I remain encouraged by recognizing that “We the People” implies that we all must serve.
-Frazier H. Kimpson
Meet Mr. Frazier.
A Detroit native, Frazier H. Kimpson was born on the lower east side of the city, in an area known as Black Bottom. Black Bottom was home to residents, many who made significant contributions to American music during the expressed eras of Blues, Big Band, and Jazz, and like other urban neighborhoods across the country, Black Bottom was plagued with poverty, despite its rich culture and musical heritage.
At the age of ten, a young Frazier joined the neighborhood church. Calvary Baptist Church was a church, known for the notable people from Detroit’s heyday along with other nationally known figures who attended there. Calvary was rich in history and acclaim, and Calvary was where a young Frazier began exemplifying servitude as a junior usher. Years later, he became a deacon, followed by the office of Sunday school teacher and finally, the chairman of the Trustee Board.

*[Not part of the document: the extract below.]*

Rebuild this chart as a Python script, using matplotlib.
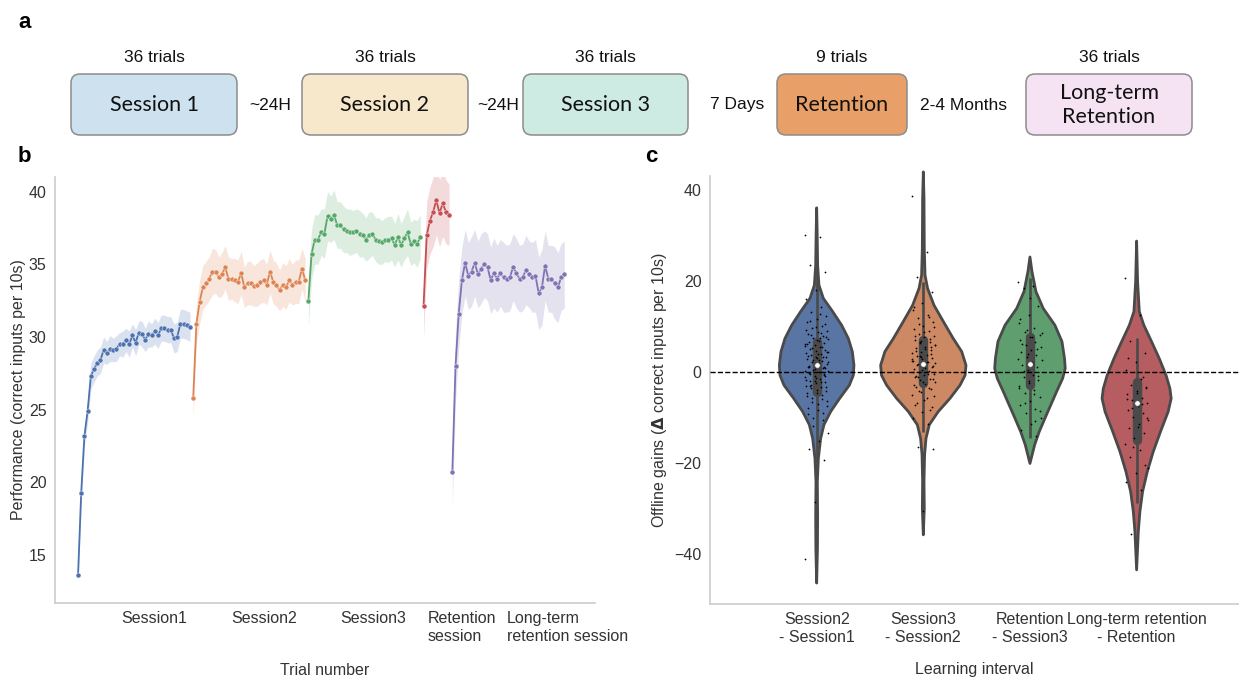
import numpy as np
import matplotlib
matplotlib.use("Agg")
import matplotlib.pyplot as plt
from matplotlib.patches import FancyBboxPatch, Polygon

plt.rcParams['font.family'] = ['Liberation Sans', 'DejaVu Sans']
TXT = '#333333'

# ---------------- panel a : protocol ----------------
box_labels = ['Session 1', 'Session 2', 'Session 3', 'Retention', 'Long-term\nRetention']
box_trials = ['36 trials', '36 trials', '36 trials', '9 trials', '36 trials']
gap_labels = ['~24H', '~24H', '7 Days', '2-4 Months']
box_colors = ['#cde2ee', '#f8e8cb', '#ceebe3', '#e8a068', '#f5e3f3']

# ---------------- panel b : performance per trial ----------------
perf_s1 = [13.6, 19.3, 23.2, 24.9, 27.3, 27.8, 28.2, 28.4, 29.1, 28.9, 29.2, 29.1,
           29.2, 29.5, 29.5, 29.8, 29.5, 30.1, 29.6, 30.3, 30.2, 29.8, 30.2, 30.1,
           30.4, 30.1, 30.6, 30.6, 30.5, 30.5, 29.9, 30.0, 30.9, 30.9, 30.8, 30.7]
perf_s2 = [25.8, 30.9, 32.4, 33.4, 33.7, 34.0, 34.5, 34.5, 34.1, 34.3, 34.8, 34.0,
           34.0, 33.9, 33.8, 34.4, 33.4, 33.7, 33.7, 33.5, 33.6, 33.8, 33.9, 33.6,
           34.5, 33.8, 33.6, 33.2, 33.6, 33.4, 33.9, 33.6, 33.8, 33.8, 34.7, 33.9]
perf_s3 = [32.5, 35.7, 36.7, 36.7, 37.2, 37.1, 38.3, 38.1, 38.4, 37.7, 37.7, 37.4,
           37.3, 37.2, 37.2, 37.3, 37.1, 37.0, 36.7, 37.0, 37.1, 36.7, 36.6, 36.5,
           36.7, 36.7, 36.8, 36.3, 36.9, 36.3, 36.8, 37.2, 36.4, 36.6, 36.4, 36.9]
perf_ret = [32.1, 37.0, 38.0, 38.6, 39.4, 38.5, 39.2, 38.6, 38.4]
perf_lt = [20.7, 28.0, 31.6, 33.9, 35.1, 34.2, 34.5, 35.1, 34.3, 34.7, 35.0, 34.8,
           33.9, 34.4, 34.0, 34.4, 34.1, 34.0, 34.1, 34.8, 34.4, 34.0, 34.1, 34.6,
           34.3, 34.1, 34.2, 33.0, 33.4, 34.9, 34.0, 34.0, 33.7, 33.4, 34.1, 34.3]

ci_s1 = [0.5, 0.6, 0.7, 0.8, 0.9, 0.9, 0.9, 0.9, 0.9, 0.8, 0.9, 0.8, 0.9, 0.8, 0.9, 0.8,
         0.9, 0.8, 0.9, 0.8, 0.9, 0.8, 0.9, 0.8, 0.9, 0.9, 0.9, 0.9, 0.9, 0.9, 1.0, 1.0,
         1.0, 1.0, 1.0, 1.0]
ci_s2 = [1.4, 1.4, 1.5, 1.5, 1.5, 1.5, 1.6, 1.5, 1.4, 1.5, 1.5, 1.5, 1.4, 1.5, 1.5, 1.5,
         1.4, 1.5, 1.5, 1.4, 1.5, 1.5, 1.5, 1.4, 1.5, 1.5, 1.5, 1.4, 1.5, 1.5, 1.5, 1.4,
         1.5, 1.5, 1.4, 1.5]
ci_s3 = [1.8, 1.7, 1.7, 1.7, 1.6, 1.7, 1.7, 1.6, 1.7, 1.6, 1.6, 1.6, 1.5, 1.6, 1.5, 1.5,
         1.6, 1.5, 1.5, 1.6, 1.5, 1.5, 1.6, 1.5, 1.5, 1.6, 1.5, 1.5, 1.6, 1.5, 1.5, 1.6,
         1.5, 1.5, 1.6, 1.5]
ci_ret = [2.2, 2.3, 2.3, 2.4, 2.4, 2.3, 2.3, 2.2, 2.1]
ci_lt = [2.3, 2.5, 2.4, 2.3, 2.3, 2.3, 2.4, 2.3, 2.3, 2.4, 2.3, 2.3, 2.3, 2.4, 2.3, 2.3,
         2.4, 2.3, 2.3, 2.3, 2.4, 2.3, 2.3, 2.4, 2.3, 2.4, 2.5, 2.5, 2.6, 2.4, 2.3, 2.3,
         2.5, 2.4, 2.3, 2.3]

b_tick_pos = [23.7, 58.1, 92.2, 120.0, 153.1]
b_tick_labels = ['Session1', 'Session2', 'Session3', 'Retention\nsession',
                 'Long-term\nretention session']

# ---------------- panel c : offline gains (violins) ----------------
c_labels = ['Session2\n- Session1', 'Session3\n- Session2',
            'Retention\n- Session3', 'Long-term retention\n- Retention']

v1_y = [36.1, 30.8, 23.5, 19.1, 16.2, 13.3, 10.3, 7.4, 4.5, 1.5, -0.7, -2.9, -5.8,
        -8.7, -11.6, -14.6, -19.0, -24.1, -31.4, -38.8, -46.4]
v1_d = [0, .012, .023, .054, .157, .375, .585, .742, .836, .874, .86, .766, .539,
        .328, .171, .094, .04, .016, .023, .019, 0]
v2_y = [44.0, 38.2, 27.2, 21.3, 18.4, 14.7, 11.1, 7.4, 4.5, 1.5, -0.7, -2.9, -5.8,
        -8.7, -11.6, -14.6, -18.2, -24.1, -30.0, -35.8]
v2_d = [0, .016, .023, .04, .1, .25, .47, .70, .90, 1.0, .98, .86, .625, .35, .14,
        .063, .03, .016, .023, 0]
v3_y = [25.3, 22.1, 17.7, 14.0, 10.3, 6.7, 3.0, 0.8, -1.4, -4.3, -7.3, -10.2, -13.1,
        -16.0, -20.1]
v3_d = [0, .047, .14, .31, .585, .75, .81, .827, .766, .625, .485, .35, .218, .11, 0]
v4_y = [28.8, 19.9, 13.3, 10.3, 6.7, 3.0, -0.7, -3.6, -5.8, -8.7, -13.1, -17.5, -21.9,
        -26.3, -30.7, -35.1, -43.5]
v4_d = [0, .023, .063, .17, .35, .53, .69, .78, .81, .74, .56, .39, .25, .14, .077,
        .04, 0]

# quartiles, medians, whiskers
q1 = [-4.3, -2.5, -2.9, -14.9]
q3 = [6.7, 7.0, 7.8, -2.1]
med = [1.5, 1.7, 1.8, -6.8]
wlo = [-19.7, -13.1, -14.6, -28.9]
whi = [24.2, 19.9, 20.6, 7.4]

# individual participants (strip points)
pts1 = [30.1, 29.7, 23.5, 22.0, 18.1, 16.0, 14.2, 13.1, 12.4, 11.6, 11.0, 10.1, 9.6,
        9.1, 8.8, 8.3, 7.9, 7.5, 7.2, 6.8, 6.6, 6.3, 5.9, 5.7, 5.4, 5.0, 4.8, 4.6, 4.1,
        3.9, 3.7, 3.4, 3.0, 2.8, 2.5, 2.1, 1.8, 1.5, 1.2, 0.9, 0.5, 0.3, 0.1, -0.3,
        -0.6, -0.8, -1.2, -1.6, -1.9, -2.1, -2.5, -3.0, -3.3, -3.6, -4.1, -4.7, -5.3,
        -6.0, -6.6, -7.5, -8.4, -9.3, -10.5, -11.8, -13.4, -15.2, -17.0, -19.4, -28.5,
        -41.0, 12.8, 11.3, 10.6, 9.9, 9.3, 8.6, 8.1, 7.7, 7.0, 6.2, 5.6, 5.2, 4.4, 4.0,
        3.6, 3.2, 2.7, 2.3, 1.9, 1.4, 1.0, 0.6, 0.2, -0.1, -0.5, -0.9, -1.4, -1.8, -2.3,
        -2.8, -3.4, -3.9, -4.5, -5.1, -5.8, -6.4, -7.1, -8.0, -9.0, -10.0, 4.3, 2.6,
        1.1, -0.4, -2.0, 6.1, 7.4, -3.1, 0.8, 3.3]
pts2 = [38.6, 26.4, 20.8, 17.5, 15.2, 13.6, 12.5, 11.8, 10.9, 10.2, 9.5, 9.0, 8.4,
        8.0, 7.6, 7.1, 6.7, 6.4, 6.0, 5.6, 5.3, 4.9, 4.5, 4.2, 3.8, 3.5, 3.1, 2.8,
        2.4, 2.1, 1.7, 1.4, 1.0, 0.7, 0.3, 0.0, -0.4, -0.7, -1.1, -1.5, -1.8, -2.3,
        -2.7, -3.2, -3.8, -4.4, -5.0, -5.8, -6.7, -7.6, -8.8, -10.1, -11.5, -16.4,
        -17.0, -30.5, 14.3, 12.0, 10.6, 9.8, 8.7, 7.9, 7.3, 6.6, 5.9, 5.1, 4.7, 4.0,
        3.3, 2.9, 2.2, 1.6, 1.2, 0.5, 0.1, -0.5, -1.0, -1.6, -2.1, -2.9, -3.5, -4.2,
        -5.2, -6.1, -7.2, -8.4, 3.6, 1.9, 0.8, -0.8, 5.5, 6.9, 2.5]
pts3 = [19.8, 19.0, 18.4, 14.5, 12.6, 10.8, 9.6, 8.9, 8.2, 7.6, 7.0, 6.5, 5.9, 5.4,
        4.8, 4.3, 3.7, 3.2, 2.6, 2.1, 1.5, 1.0, 0.5, -0.1, -0.6, -1.2, -1.8, -2.4,
        -3.1, -3.9, -4.6, -5.5, -6.3, -7.2, -8.1, -9.0, -10.2, -11.4, -12.8, -14.0,
        9.2, 8.5, 7.8, 6.2, 5.1, 3.9, 2.9, 1.8, 0.2, -0.9, -2.0, -3.5, -4.9, -6.7,
        -8.6, 16.2, 11.7, -10.8]
pts4 = [20.7, 12.5, 6.9, 4.1, 2.2, 0.4, -1.6, -2.8, -3.5, -4.2, -4.9, -5.6, -6.1,
        -6.9, -7.5, -8.3, -9.0, -9.8, -10.6, -11.5, -12.4, -13.3, -14.5, -15.8,
        -17.2, -18.6, -20.4, -22.3, -24.1, -26.0, -35.5, -3.2, -4.6, -5.9, -7.1,
        -8.0, -10.1, -12.0, 3.0, -1.0, -16.5, -21.0]

deep = ['#4C72B0', '#DD8452', '#55A868', '#C44E52', '#8172B3']
violin_cols = ['#5875a4', '#cc8963', '#5f9e6e', '#b55d60']
GRAY = '#4a4a4a'

fig = plt.figure(figsize=(12.39, 6.79), dpi=100)

# panel a drawn in pixel coordinates
axa = fig.add_axes([0, 0, 1, 1], zorder=0)
axa.set_xlim(0, 1239)
axa.set_ylim(679, 0)
axa.axis('off')
box_x = [(71, 237), (302, 468), (523, 688), (777, 907), (1026, 1192)]
gap_x = [270, 498, 737, 963]
for (x0, x1), lab, tr, col in zip(box_x, box_labels, box_trials, box_colors):
    axa.add_patch(FancyBboxPatch((x0, 74), x1 - x0, 61,
                                 boxstyle='round,pad=0,rounding_size=9',
                                 fc=col, ec='#8c8c8c', lw=1.1))
    axa.text((x0 + x1) / 2, 105, lab, ha='center', va='center', fontsize=15.5,
             family=['Lato', 'DejaVu Sans'], color='#111111', linespacing=1.25)
    axa.text((x0 + x1) / 2, 58, tr, ha='center', va='center', fontsize=12.5,
             color='#111111')
for gx, g in zip(gap_x, gap_labels):
    axa.text(gx, 105, g, ha='center', va='center', fontsize=12.5, color='#111111')
for lx, ly, l in [(18, 22, 'a'), (18, 157, 'b'), (645, 157, 'c')]:
    axa.text(lx, ly, l, ha='left', va='center', fontsize=16, fontweight='bold')

# panel b
axb = fig.add_axes([55 / 1239, 1 - 603 / 679, 540 / 1239, 426 / 679])
start = 0
for vals, ci, col in zip([perf_s1, perf_s2, perf_s3, perf_ret, perf_lt],
                         [ci_s1, ci_s2, ci_s3, ci_ret, ci_lt], deep):
    x = np.arange(start, start + len(vals))
    y = np.array(vals)
    c = np.array(ci)
    axb.fill_between(x, y - c, y + c, color=col, alpha=0.2, lw=0)
    axb.plot(x, y, color=col, lw=1.3, marker='o', ms=3.6, mec='white', mew=0.3)
    start += len(vals)
axb.set_xlim(-7.2, 161.6)
axb.set_ylim(11.7, 41.0)
axb.set_yticks([15, 20, 25, 30, 35, 40])
axb.set_xticks(b_tick_pos)
axb.set_xticklabels(b_tick_labels, multialignment='left')
axb.set_xlabel('Trial number', fontsize=11.5, color=TXT)
axb.xaxis.set_label_coords(0.5, -0.14)
axb.set_ylabel('Performance (correct inputs per 10s)', fontsize=11.5, color=TXT)
axb.yaxis.set_label_coords(-0.053, 0.5)

# panel c
axc = fig.add_axes([710 / 1239, 1 - 604 / 679, 529 / 1239, 428 / 679])
for i, (vy, vd, col) in enumerate(zip([v1_y, v2_y, v3_y, v4_y],
                                      [v1_d, v2_d, v3_d, v4_d], violin_cols)):
    vy = np.array(vy)
    vd = np.array(vd) * 0.4
    xs = np.concatenate([i - vd, (i + vd)[::-1]])
    ys = np.concatenate([vy, vy[::-1]])
    axc.add_patch(Polygon(np.column_stack([xs, ys]), closed=True, fc=col,
                          ec=GRAY, lw=2.0, joinstyle='round', clip_on=False,
                          zorder=1))
    axc.plot([i, i], [wlo[i], whi[i]], color=GRAY, lw=1.9, zorder=2,
             solid_capstyle='butt')
    axc.plot([i, i], [q1[i], q3[i]], color=GRAY, lw=6.8, zorder=2,
             solid_capstyle='round')
    axc.plot([i], [med[i]], 'o', color='white', ms=4, mec=GRAY, mew=0.5, zorder=4)

for i, pts in enumerate([pts1, pts2, pts3, pts4]):
    k = np.arange(len(pts))
    off = ((k * 37) % 23 - 11) / 11 * 0.11
    axc.scatter(i + off, pts, s=1.6, color='black', lw=0, zorder=3)

axc.axhline(0, color='black', ls='--', lw=1.0, zorder=5)
axc.set_xlim(-1.0, 3.96)
axc.set_ylim(-51.0, 43.1)
axc.set_yticks([-40, -20, 0, 20, 40])
axc.set_xticks(range(4))
axc.set_xticklabels(c_labels)
axc.set_xlabel('Learning interval', fontsize=11.5, color=TXT)
axc.xaxis.set_label_coords(0.5, -0.135)
axc.set_ylabel(r'Offline gains ($\mathbf{\Delta}$ correct inputs per 10s)',
               fontsize=11.5, color=TXT)

for ax in (axb, axc):
    for s in ('top', 'right'):
        ax.spines[s].set_visible(False)
    for s in ('left', 'bottom'):
        ax.spines[s].set_color('#cccccc')
        ax.spines[s].set_linewidth(1.2)
    ax.tick_params(length=0, labelsize=11.5, labelcolor=TXT, pad=6)
    ax.set_facecolor('none')

fig.savefig('out.png', dpi=100)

Following graduation from high school, Frazier turned his sights to Atlanta, to the esteemed Morehouse College. There he earned his bachelor’s degree and later followed that up with a master’s from the University of Detroit. Frazier has always believed in the value of shaping public policy through public service, which is precisely why he decided to embark upon his career as a teacher. What better way to impact the lives of people simply by the vocation of educating them.
During his early tenure as a teacher and mentor, Frazier was appointed Director of the Detroit office of the Michigan Youth Corp. As director, he provided placement for first-time workers ranging from the ages of 18-21. He created a culture there where he provided valuable placement in entry-level, public sector jobs. His unique mentoring system afforded his young workers not only their first paycheck and a solid foundation in work experience, but enrichment with quality references and applied objectives which prepared them for future opportunities in employment.
Next was an appointment to the Governor’s Commission, where he and the board’s focus was squarely on welfare reform. Their two-year study focused on impoverished communities, the disadvantages associated with its condition, along with its trends and socio-behaviors. The study concluded that families on public assistance expressed displeasure for continued assistance on its welfare program. The commission found that a vast majority of families desired meaningful employment and quality opportunities that would grant them the financial path they desired along with an ability to empower their families with the core values of self-respect.
Another notable appointment was to the position of Deputy Director of the City of Detroit’s Municipal Parking Department. Mr. Kimpson’s record during his tenure at the department was quite impressive. He effectively managed a hefty budget, in excess of 25 million dollars while supervising over 400 employees. During his time there, among his major accomplishments were assisting in the expansion of the Cobo Roof Deck. He also implemented substantial capital improvements to all city-owned parking structures and lots, while spearheading a strong stance on affirmative action policies.
Mr. Kimpson also served as Administrator in the Detroit Public Schools’ Office of School Community and Family Relations. Among his responsibilities were the management of quality outreach programs in the community that were established during U.S. District Judge Robert Dimascio’s administration.
That brings us to his political endeavors: Politics has its value and necessity especially when one aspires to bring quality service to a large number of his constituents. Mr. Kimpson knows the value of service with integrity. His initial entry into the political sector was with the Democratic Party Organization where he was the Chairman of the 15th District. During his service and affiliation there, he generated innumerable contributions and have been awarded more than 25 community and civic awards. One of his many highlights include a select invitation to a meeting with William Jefferson Clinton, the 42nd President of the United States.
Though he has amassed many awards and accolades, his most cherished accomplishments are his position as a devoted husband to his wife Mary, a father of four beautiful children, a regarded school teacher among his students and the often undercelebrated “Who’s Who Among African Americans.”
You will often find Frazier advocating for his beloved citizens and handling various concerns for the constituents of the City of Detroit.